Jeff Zucker, the current head of NBC Universal, will stay on as chief executive and would report to the chief operating officer of Comcast, Stephen B. Burke. In a statement released by the companies Thursday morning, Mr. Zucker called the deal the “start of a new era” for NBC.
The deal could take up to 18 months to pass regulatory muster. Although Comcast is based in Philadelphia, NBC’s headquarters will remain in New York, the joint release said.
Most of NBC’s value is in its lucrative cable channels — USA, Bravo, SyFy, CNBC and MSNBC. The NBC network and Universal Studios will comprise only a small portion of the joint venture’s cash flow.

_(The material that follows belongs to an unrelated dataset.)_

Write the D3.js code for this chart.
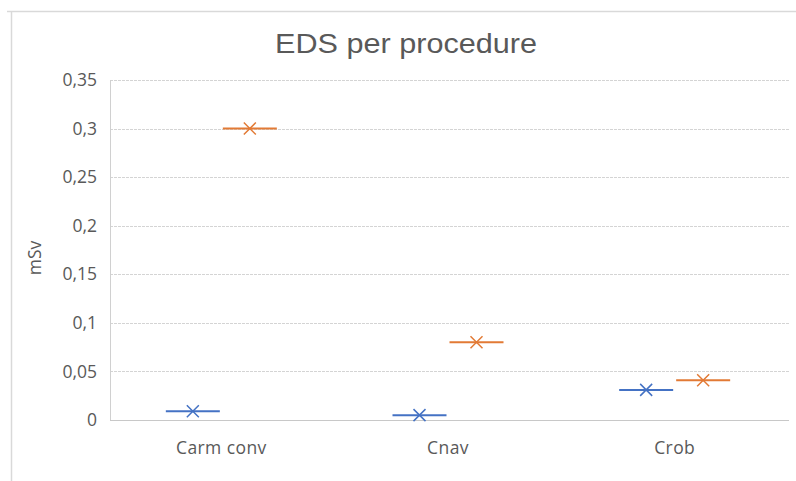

In some respects, G.E.’s decision to sell reflects the deteriorating state of the broadcast television industry, and a desire to exit a business that never quite fit well with its industrial side.
NBC has been mired in fourth place among the major broadcast networks, and the economics of the broadcast television business has deteriorated in recent years amid declining overall ratings and a decline in advertising. By contrast, cable channels have continued to thrive because they rely on a steady stream of subscriber fees from cable companies, such as Comcast.
Mr. Roberts, the Comcast chief executive, failed in 2004 with a hostile takeover bid for the Walt Disney Company. Since then, the company has taken a less ambitious approach to content, buying a stake in MGM and building up smaller cable channels and regional sports networks.
Shortly after news of the deal leaked in September, G.E. and Comcast signed a standstill agreement, which effectively blocked other bidders from entering the fray. Previously, G.E. had sought to entice Time Warner. More recently Rupert Murdoch, who controls the News Corporation, considered making an offer for NBC Universal.
An earlier version of this article mischaracterized a financial aspect of the deal. The agreement valued NBC Universal at $30 billion, that was not the value of deal itself.